All’omelia, commentando il passo evangelico del figlio prodigo (Lc 15, 1-3. 11-32) ha sottolineato che “questa parabola Gesù la dice in un contesto speciale: ‘Si avvicinavano a lui tutti i pubblicani e i peccatori per ascoltarlo’. I farisei e gli scribi mormoravano dicendo: ‘Costui accoglie i peccatori e mangia con loro’. E Gesù gli rispose con questa parabola. Cosa dicono? La gente, i peccatori si avvicinano in silenzio, non sanno dire, ma la loro presenza dice tante cose, volevano ascoltare. I dottori della legge cosa dicono? Criticano. ‘Mormoravano’, dice il Vangelo, cercando di cancellare l’autorità che Gesù aveva con la gente. Questa la grande accusa: ‘Mangia con i peccatori, è uno impuro’”.

“La gente – ha detto ancora Francesco - sente il bisogno di salvezza. La gente non sa distinguere bene, intellettualmente: ‘Io ho bisogno di trovare il mio Signore, che mi riempia’, ha bisogno di una guida, di un pastore. E la gente si avvicina a Gesù perché vede in Lui un pastore, ha bisogno di essere aiutata a camminare nella vita. Sente questo bisogno. Gli altri, i dottori sentono sufficienza: ‘Noi siamo andati all’università, ho fatto un dottorato, no, due dottorati. So bene, bene, bene, cosa dice la legge; anzi conosco tutte, tutte, tutte le spiegazioni, tutti i casi, tutti gli atteggiamenti casistici’. E si sentono sufficienti e disprezzano la gente, disprezzano i peccatori: il disprezzo verso i peccatori”.

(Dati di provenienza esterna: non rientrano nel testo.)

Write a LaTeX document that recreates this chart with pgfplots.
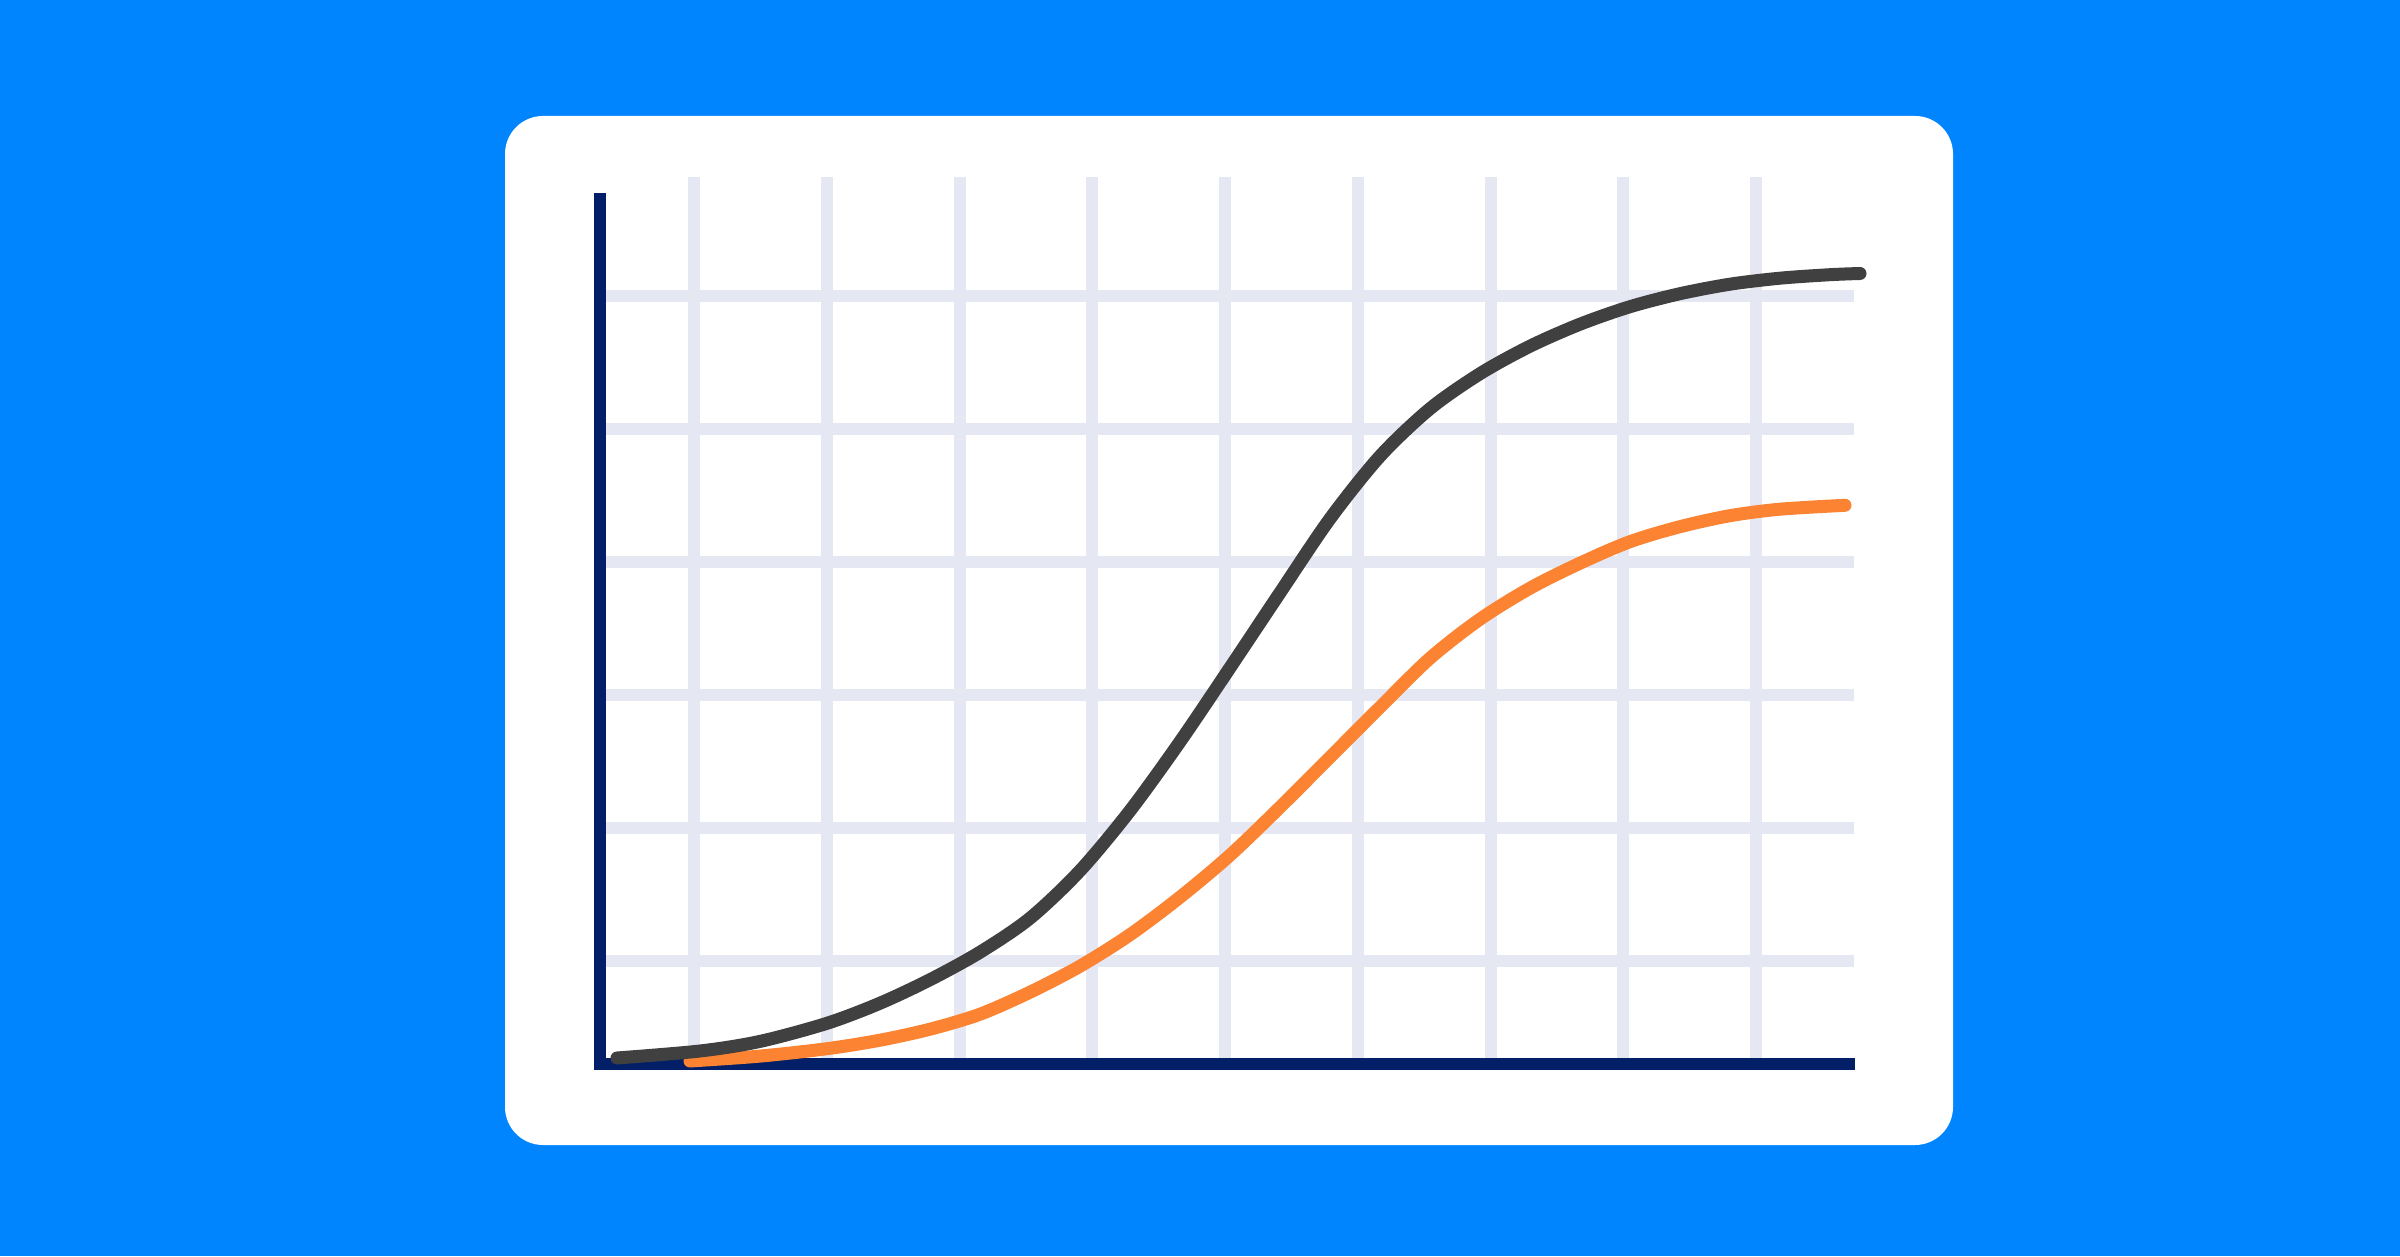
\documentclass[border=0pt]{standalone}
\usepackage{pgfplots}
\pgfplotsset{compat=1.18}
\definecolor{bgblue}{RGB}{0,133,255}
\definecolor{gridc}{RGB}{229,232,242}
\definecolor{navy}{RGB}{3,31,104}
\definecolor{darkline}{RGB}{64,64,64}
\definecolor{orangeline}{RGB}{252,131,49}
\begin{document}
\begin{tikzpicture}
\begin{axis}[
  scale only axis, width=2400pt, height=1256pt,
  xmin=0, xmax=2400, ymin=0, ymax=1256,
  axis lines=none, xtick=\empty, ytick=\empty,
  clip=false, disabledatascaling,
]
% background and card
\fill[bgblue] (axis cs:0,0) rectangle (axis cs:2400,1256);
\fill[white, rounded corners=38pt] (axis cs:505,111) rectangle (axis cs:1953,1140);
% grid
\addplot[gridc, line width=12pt, unbounded coords=jump] coordinates {
 (694,1079) (694,198) (nan,nan)
 (826.75,1079) (826.75,198) (nan,nan)
 (959.5,1079) (959.5,198) (nan,nan)
 (1092.25,1079) (1092.25,198) (nan,nan)
 (1225,1079) (1225,198) (nan,nan)
 (1357.75,1079) (1357.75,198) (nan,nan)
 (1490.5,1079) (1490.5,198) (nan,nan)
 (1623.25,1079) (1623.25,198) (nan,nan)
 (1756,1079) (1756,198) (nan,nan)
 (606,960) (1854,960) (nan,nan)
 (606,827) (1854,827) (nan,nan)
 (606,694) (1854,694) (nan,nan)
 (606,561) (1854,561) (nan,nan)
 (606,428) (1854,428) (nan,nan)
 (606,295) (1854,295)
};
% axes
\addplot[navy, line width=12pt] coordinates {(600,1063) (600,186)};
\addplot[navy, line width=12.8pt] coordinates {(594,192) (1855,192)};
% orange curve
\addplot[orangeline, line width=13pt, line cap=round, smooth] coordinates {
 (690,195) (760,199.9) (827,207.3) (880,215.8) (930,226.8) (980,241.8)
 (1030,263.8) (1080,289.8) (1130,321.3) (1180,358.8) (1230,400.8)
 (1280,448.8) (1330,498.8) (1380,548.8) (1430,597.8) (1480,636.8)
 (1530,667.8) (1580,692.8) (1630,714.3) (1680,729.3) (1730,740.3)
 (1780,746.8) (1845,750.7)
};
% dark curve
\addplot[darkline, line width=13pt, line cap=round, smooth] coordinates {
 (617,198) (700,205) (760,214.6) (827,232.7) (880,252.8) (930,276.3)
 (980,303.8) (1030,337.8) (1080,385.3) (1130,445.3) (1180,514.3)
 (1230,588.3) (1280,663.3) (1330,737.3) (1380,799.8) (1430,847.3)
 (1480,882.3) (1530,909.8) (1580,931.8) (1630,949.3) (1680,962.3)
 (1730,971.8) (1780,977.8) (1830,981.3) (1860,982.5)
};
\end{axis}
\end{tikzpicture}
\end{document}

“Nella parabola il figlio dice al padre: ‘Dammi i soldi e me ne vado’. Il padre dà, ma non dice nulla perché è padre”. “Un padre sa soffrire in silenzio”.

“L’altro figlio rimprovera il padre: ‘Sei stato ingiusto’”.

“Cosa sentono questi della parabola? Il ragazzo sente voglia di mangiarsi il mondo, di andare oltre, di uscire dalla casa, e forse la vive come una prigione e ha anche quella sufficienza di dire al padre: ‘Dammi quello che tocca a me’. Sente coraggio, forza. Cosa sente il padre? Il padre sente dolore, tenerezza e molto amore. Poi quando il figlio dice quell’altra parola: ‘Mi alzerò - quando rientra in sé stesso - mi alzerò e andrò da mio padre’, trova il padre che lo aspetta, lo vede da lontano. Un padre che sa aspettare i tempi dei figli”. Il figlio maggiore “si indignò”.

“Queste sono le cose che si dicono in questo passo del Vangelo, le cose che si sentono. Ma qual è il problema? Il problema - cominciamo dal figlio maggiore - il problema è che lui era a casa, ma non si era mai accorto cosa significasse vivere a casa: faceva i suoi doveri, faceva il suo lavoro, ma non capiva cosa fosse un rapporto di amore con il padre. ‘Il figlio si indignò e non voleva entrare’. ‘Ma questa già non è la mia casa?’ … aveva pensato. Lo stesso dei dottori della legge. ‘Non c’è ordine, è venuto questo peccatore qui e gli hanno fatto la festa, e io?’. Il padre dice la parola chiara: ‘Figlio, tu sei sempre con me e tutto ciò che è mio è tuo’. E di questo, il figlio non se n’era accorto, viveva a casa come fosse un albergo, senza sentire quella paternità … Tanti ‘alberghieri’ nella casa della Chiesa che si credono i padroni. È interessante, il padre non dice alcuna parola al figlio che torna dal peccato, soltanto lo bacia, lo abbraccia e gli fa festa; a questo deve spiegargli, per entrare nel cuore: aveva il cuore blindato per le sue concezioni della paternità, della figliolanza, del modo di vivere”.

“Tante cose ci dice questa parabola del Signore che è la risposta a coloro che lo criticavano perché andava con i peccatori. Ma anche tanti oggi criticano, gente di Chiesa, coloro che si avvicinano alle persone bisognose, alle persone umili, alle persone che lavorano, anche che lavorano per noi. Che il Signore – la preghiera finale del Papa - ci dia la grazia di capire qual è il problema. Il problema è vivere in casa ma non sentirsi a casa, perché non c’è rapporto di paternità, di fratellanza, soltanto c’è il rapporto di compagni di lavoro”.